In 1992 I acquired my first medium-format camera (6x7cm) and have since found it to be ideal for high quality landscape photography, particularly in remote locations. My photographs have been used by the National Park Service, The Nature Conservancy, the U.S. Forest Service, and Boulder County Parks and Open Space Department.

The great majority of my work has been created in protected natural areas in the western United States, including National Parks, Forest Service and BLM Wilderness, Research Natural Areas, Open Space, and other public and private protected land. With current rates of environmental degradation, the protection of natural areas takes on heightened importance.  For many years I worked as a professional ecologist trying to understand and protect public lands in the West.  And now, as a full-time artist, I think of my work, in part, as homage to these wild lands.

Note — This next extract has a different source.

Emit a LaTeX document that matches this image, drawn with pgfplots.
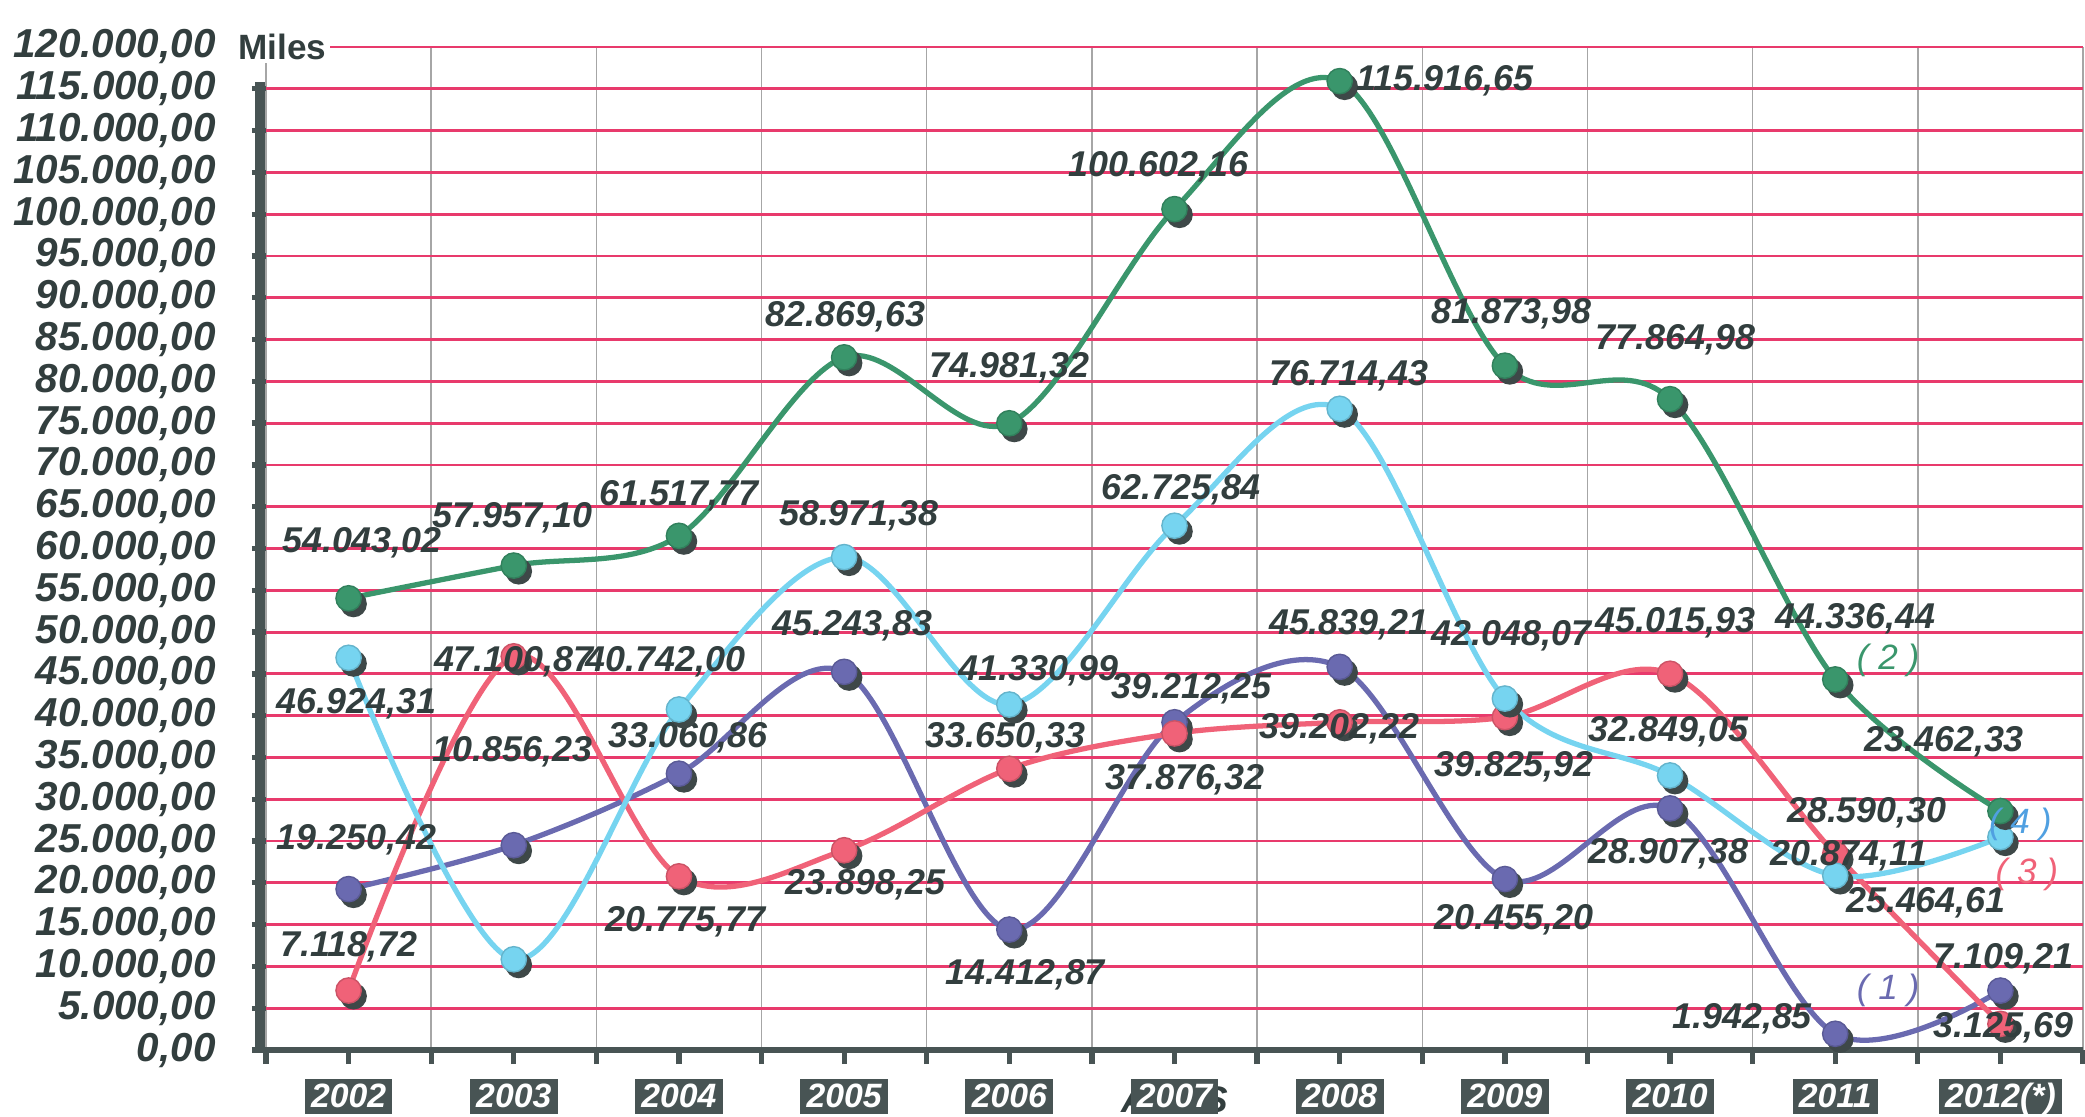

As a landscape photographer, I try not to search for photographs to take, but instead prefer to have photographs come to me. It is a form of meditation and requires that I open myself to the unfolding visual world. When I can do this, the images present themselves. I strive to deepen my vision and its expression through long days in the wild and a cultivation of ‘the silence of nature within’ -- to find the spirit in the rock, the living tree, the whole within the fragment.

Selected public land and protected area issues will eventually be highlighted and linked on this website. The relationship between thousand year old Chinese landscape painting and poetry, fine art photography, and environmental philosophy may also be explored in future essays and links (see quote).


From June 5 - July 31, 2009, I participated in a group photography exhibit at Mercury Framing in Boulder, Colorado: "Seasoned Visions" which included the following photographers: Tom Andrews, Jim Atherton, Chris Brown, William Napier, David Silver, Richard Van Pelt, and John Ward. These good friends and fine photographers continue to be an inspiration to me.